My friend’s home got damaged after the storm.
Her fridge was bung and I told her to get onto Airtasker to find someone to fix it.
Her wifi was behind the fridge.
It too was bung.
She lives alone.
To find a man.
To move a fridge.
I don’t miss my past – it hasn’t ever been in my nature.
But in that moment, I became grateful for my present.
I often long for silence.
But today, I’m glad for the husband who wakes me up.
I am glad for the little boy who does the same.
I am glad for the hallway filled with movement.
I am glad for the nanny who lives with us and reminds me to take my pills.
I don’t see her as a nanny, I see her simply as Barby.
These people in their own ways, run their own rivers, that sometimes obstruct and sometimes change the course entirely of my river.
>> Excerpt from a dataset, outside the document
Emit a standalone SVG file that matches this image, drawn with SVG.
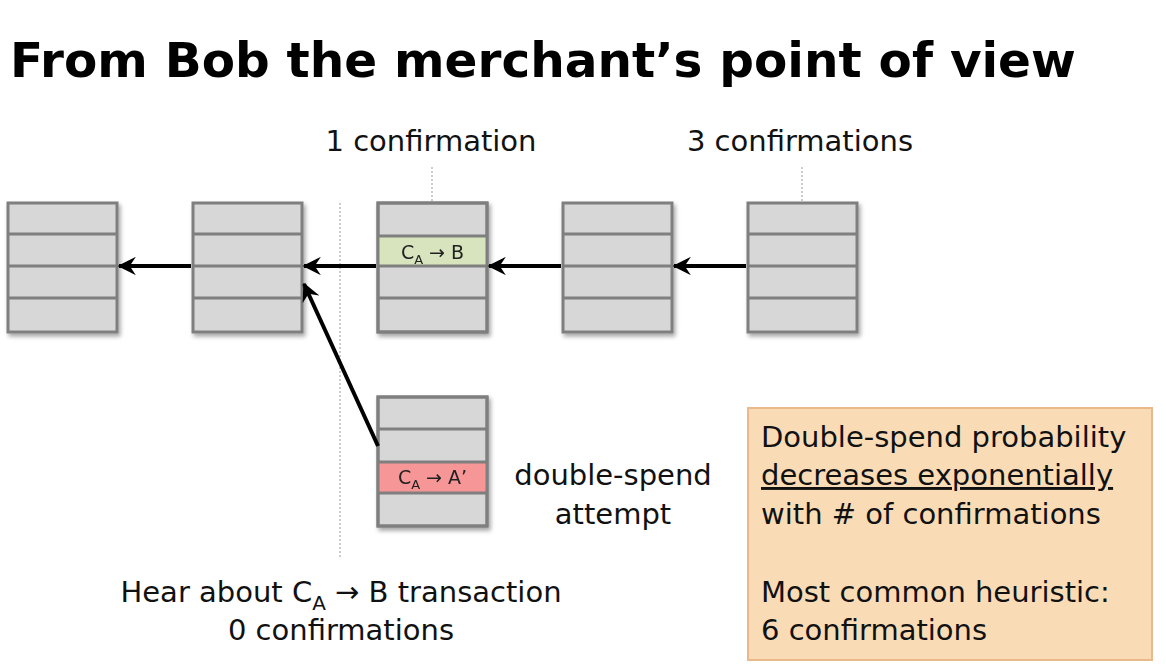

It is compromise on somedays and laughter on others.
I’m learning now, to live among many is a real skill.
It pushes your ability to be honest, firm and simply happy.
It asks you – whom are you blaming for your unhappiness?
It makes you learn more about yourself, the currents that flow deep and the rocks beneath your still waters.
I realise now.
Motherhood is equal opposite.
Marriage is equal opposite.
Being single is equal opposite.
Working for someone is equal opposite.
Being the boss is equal opposite.
All bring you just as much joy as they do pain.
You simply decide the intensity and your attitude.